→ Data extract
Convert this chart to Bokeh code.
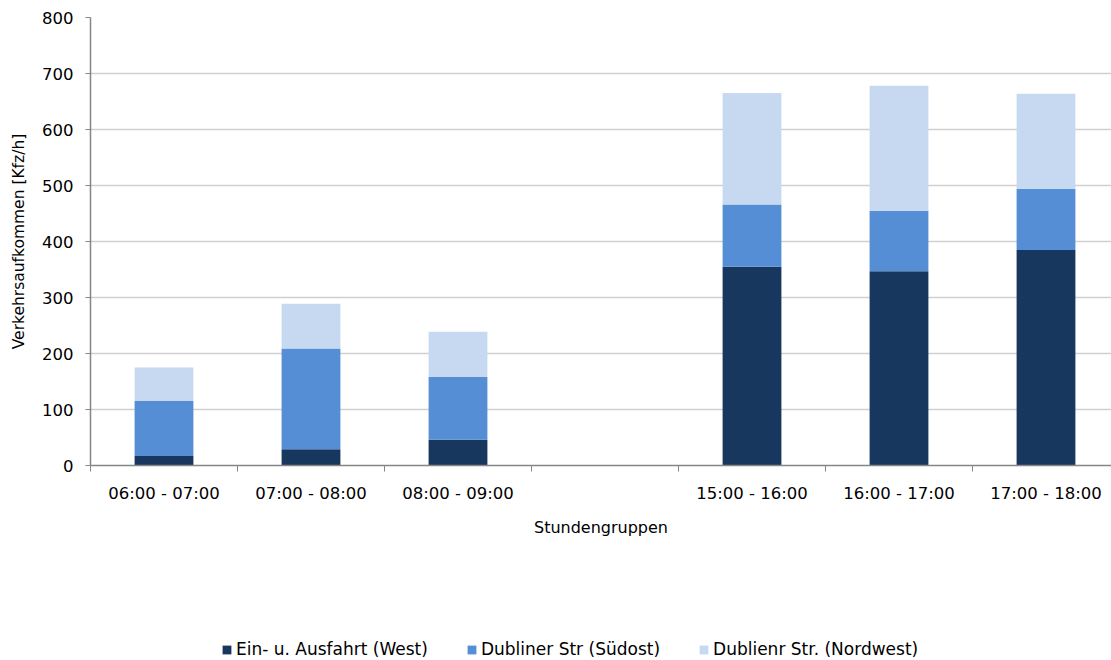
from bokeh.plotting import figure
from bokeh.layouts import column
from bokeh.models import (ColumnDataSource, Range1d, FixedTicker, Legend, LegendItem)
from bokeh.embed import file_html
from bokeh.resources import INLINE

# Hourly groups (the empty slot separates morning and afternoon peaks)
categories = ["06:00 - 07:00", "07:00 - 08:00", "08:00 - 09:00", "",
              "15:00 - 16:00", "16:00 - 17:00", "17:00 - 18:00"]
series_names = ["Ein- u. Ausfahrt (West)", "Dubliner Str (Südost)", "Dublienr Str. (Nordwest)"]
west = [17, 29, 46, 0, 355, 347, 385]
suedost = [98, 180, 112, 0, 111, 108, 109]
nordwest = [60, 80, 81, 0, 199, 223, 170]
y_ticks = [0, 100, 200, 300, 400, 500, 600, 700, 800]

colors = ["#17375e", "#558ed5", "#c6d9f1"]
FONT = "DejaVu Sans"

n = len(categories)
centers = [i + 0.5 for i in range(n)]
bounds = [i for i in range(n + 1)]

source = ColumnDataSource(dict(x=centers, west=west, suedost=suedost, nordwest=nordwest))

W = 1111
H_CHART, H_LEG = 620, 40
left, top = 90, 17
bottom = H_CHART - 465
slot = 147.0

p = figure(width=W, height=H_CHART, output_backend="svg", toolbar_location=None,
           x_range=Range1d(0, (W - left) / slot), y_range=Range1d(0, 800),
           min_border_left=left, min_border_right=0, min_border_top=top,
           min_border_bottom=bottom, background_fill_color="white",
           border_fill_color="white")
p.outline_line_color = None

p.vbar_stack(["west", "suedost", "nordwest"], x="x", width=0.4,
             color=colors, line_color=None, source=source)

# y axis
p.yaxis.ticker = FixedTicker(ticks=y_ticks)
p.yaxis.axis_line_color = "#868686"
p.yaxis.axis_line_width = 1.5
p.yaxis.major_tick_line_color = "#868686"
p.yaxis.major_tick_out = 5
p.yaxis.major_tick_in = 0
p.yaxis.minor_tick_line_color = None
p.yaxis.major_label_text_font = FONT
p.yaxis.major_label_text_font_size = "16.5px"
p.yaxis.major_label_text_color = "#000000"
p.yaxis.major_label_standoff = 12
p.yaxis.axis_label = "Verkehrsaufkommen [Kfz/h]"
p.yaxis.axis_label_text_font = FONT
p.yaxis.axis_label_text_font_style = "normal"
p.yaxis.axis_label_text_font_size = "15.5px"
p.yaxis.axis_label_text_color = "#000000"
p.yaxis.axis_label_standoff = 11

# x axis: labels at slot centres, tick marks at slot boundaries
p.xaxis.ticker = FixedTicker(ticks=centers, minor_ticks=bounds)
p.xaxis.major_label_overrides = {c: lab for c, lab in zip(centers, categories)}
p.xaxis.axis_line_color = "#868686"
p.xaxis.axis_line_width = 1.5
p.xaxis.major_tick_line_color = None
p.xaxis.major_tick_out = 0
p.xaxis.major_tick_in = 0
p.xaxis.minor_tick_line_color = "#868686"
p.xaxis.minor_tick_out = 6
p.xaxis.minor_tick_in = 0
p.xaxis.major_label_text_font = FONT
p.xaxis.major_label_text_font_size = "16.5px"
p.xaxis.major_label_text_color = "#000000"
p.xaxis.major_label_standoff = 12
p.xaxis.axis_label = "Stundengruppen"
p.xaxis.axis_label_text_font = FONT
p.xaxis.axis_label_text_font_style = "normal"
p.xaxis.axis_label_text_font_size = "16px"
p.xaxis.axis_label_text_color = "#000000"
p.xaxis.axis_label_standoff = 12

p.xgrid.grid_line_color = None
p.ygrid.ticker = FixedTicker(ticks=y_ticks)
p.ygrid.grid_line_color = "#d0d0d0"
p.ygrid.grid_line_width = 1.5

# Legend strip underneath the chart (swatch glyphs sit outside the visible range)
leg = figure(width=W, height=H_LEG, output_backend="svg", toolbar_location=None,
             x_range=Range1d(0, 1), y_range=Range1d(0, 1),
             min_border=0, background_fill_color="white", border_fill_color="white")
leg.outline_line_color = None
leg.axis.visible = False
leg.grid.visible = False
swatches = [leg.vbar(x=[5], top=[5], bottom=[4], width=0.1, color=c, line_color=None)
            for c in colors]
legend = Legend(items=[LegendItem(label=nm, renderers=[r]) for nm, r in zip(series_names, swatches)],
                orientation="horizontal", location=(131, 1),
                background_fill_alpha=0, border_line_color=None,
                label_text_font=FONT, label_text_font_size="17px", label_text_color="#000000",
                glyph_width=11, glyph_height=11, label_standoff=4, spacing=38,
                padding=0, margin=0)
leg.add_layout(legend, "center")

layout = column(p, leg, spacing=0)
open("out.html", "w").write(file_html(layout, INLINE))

→ Task directions
Leave out all pictures, then copy the remaining material exactly.

→ Response to this task
Convert this chart to Bokeh code.
from bokeh.plotting import figure
from bokeh.layouts import column
from bokeh.models import (ColumnDataSource, Range1d, FixedTicker, Legend, LegendItem)
from bokeh.embed import file_html
from bokeh.resources import INLINE

# Hourly groups (the empty slot separates morning and afternoon peaks)
categories = ["06:00 - 07:00", "07:00 - 08:00", "08:00 - 09:00", "",
              "15:00 - 16:00", "16:00 - 17:00", "17:00 - 18:00"]
series_names = ["Ein- u. Ausfahrt (West)", "Dubliner Str (Südost)", "Dublienr Str. (Nordwest)"]
west = [17, 29, 46, 0, 355, 347, 385]
suedost = [98, 180, 112, 0, 111, 108, 109]
nordwest = [60, 80, 81, 0, 199, 223, 170]
y_ticks = [0, 100, 200, 300, 400, 500, 600, 700, 800]

colors = ["#17375e", "#558ed5", "#c6d9f1"]
FONT = "DejaVu Sans"

n = len(categories)
centers = [i + 0.5 for i in range(n)]
bounds = [i for i in range(n + 1)]

source = ColumnDataSource(dict(x=centers, west=west, suedost=suedost, nordwest=nordwest))

W = 1111
H_CHART, H_LEG = 620, 40
left, top = 90, 17
bottom = H_CHART - 465
slot = 147.0

p = figure(width=W, height=H_CHART, output_backend="svg", toolbar_location=None,
           x_range=Range1d(0, (W - left) / slot), y_range=Range1d(0, 800),
           min_border_left=left, min_border_right=0, min_border_top=top,
           min_border_bottom=bottom, background_fill_color="white",
           border_fill_color="white")
p.outline_line_color = None

p.vbar_stack(["west", "suedost", "nordwest"], x="x", width=0.4,
             color=colors, line_color=None, source=source)

# y axis
p.yaxis.ticker = FixedTicker(ticks=y_ticks)
p.yaxis.axis_line_color = "#868686"
p.yaxis.axis_line_width = 1.5
p.yaxis.major_tick_line_color = "#868686"
p.yaxis.major_tick_out = 5
p.yaxis.major_tick_in = 0
p.yaxis.minor_tick_line_color = None
p.yaxis.major_label_text_font = FONT
p.yaxis.major_label_text_font_size = "16.5px"
p.yaxis.major_label_text_color = "#000000"
p.yaxis.major_label_standoff = 12
p.yaxis.axis_label = "Verkehrsaufkommen [Kfz/h]"
p.yaxis.axis_label_text_font = FONT
p.yaxis.axis_label_text_font_style = "normal"
p.yaxis.axis_label_text_font_size = "15.5px"
p.yaxis.axis_label_text_color = "#000000"
p.yaxis.axis_label_standoff = 11

# x axis: labels at slot centres, tick marks at slot boundaries
p.xaxis.ticker = FixedTicker(ticks=centers, minor_ticks=bounds)
p.xaxis.major_label_overrides = {c: lab for c, lab in zip(centers, categories)}
p.xaxis.axis_line_color = "#868686"
p.xaxis.axis_line_width = 1.5
p.xaxis.major_tick_line_color = None
p.xaxis.major_tick_out = 0
p.xaxis.major_tick_in = 0
p.xaxis.minor_tick_line_color = "#868686"
p.xaxis.minor_tick_out = 6
p.xaxis.minor_tick_in = 0
p.xaxis.major_label_text_font = FONT
p.xaxis.major_label_text_font_size = "16.5px"
p.xaxis.major_label_text_color = "#000000"
p.xaxis.major_label_standoff = 12
p.xaxis.axis_label = "Stundengruppen"
p.xaxis.axis_label_text_font = FONT
p.xaxis.axis_label_text_font_style = "normal"
p.xaxis.axis_label_text_font_size = "16px"
p.xaxis.axis_label_text_color = "#000000"
p.xaxis.axis_label_standoff = 12

p.xgrid.grid_line_color = None
p.ygrid.ticker = FixedTicker(ticks=y_ticks)
p.ygrid.grid_line_color = "#d0d0d0"
p.ygrid.grid_line_width = 1.5

# Legend strip underneath the chart (swatch glyphs sit outside the visible range)
leg = figure(width=W, height=H_LEG, output_backend="svg", toolbar_location=None,
             x_range=Range1d(0, 1), y_range=Range1d(0, 1),
             min_border=0, background_fill_color="white", border_fill_color="white")
leg.outline_line_color = None
leg.axis.visible = False
leg.grid.visible = False
swatches = [leg.vbar(x=[5], top=[5], bottom=[4], width=0.1, color=c, line_color=None)
            for c in colors]
legend = Legend(items=[LegendItem(label=nm, renderers=[r]) for nm, r in zip(series_names, swatches)],
                orientation="horizontal", location=(131, 1),
                background_fill_alpha=0, border_line_color=None,
                label_text_font=FONT, label_text_font_size="17px", label_text_color="#000000",
                glyph_width=11, glyph_height=11, label_standoff=4, spacing=38,
                padding=0, margin=0)
leg.add_layout(legend, "center")

layout = column(p, leg, spacing=0)
open("out.html", "w").write(file_html(layout, INLINE))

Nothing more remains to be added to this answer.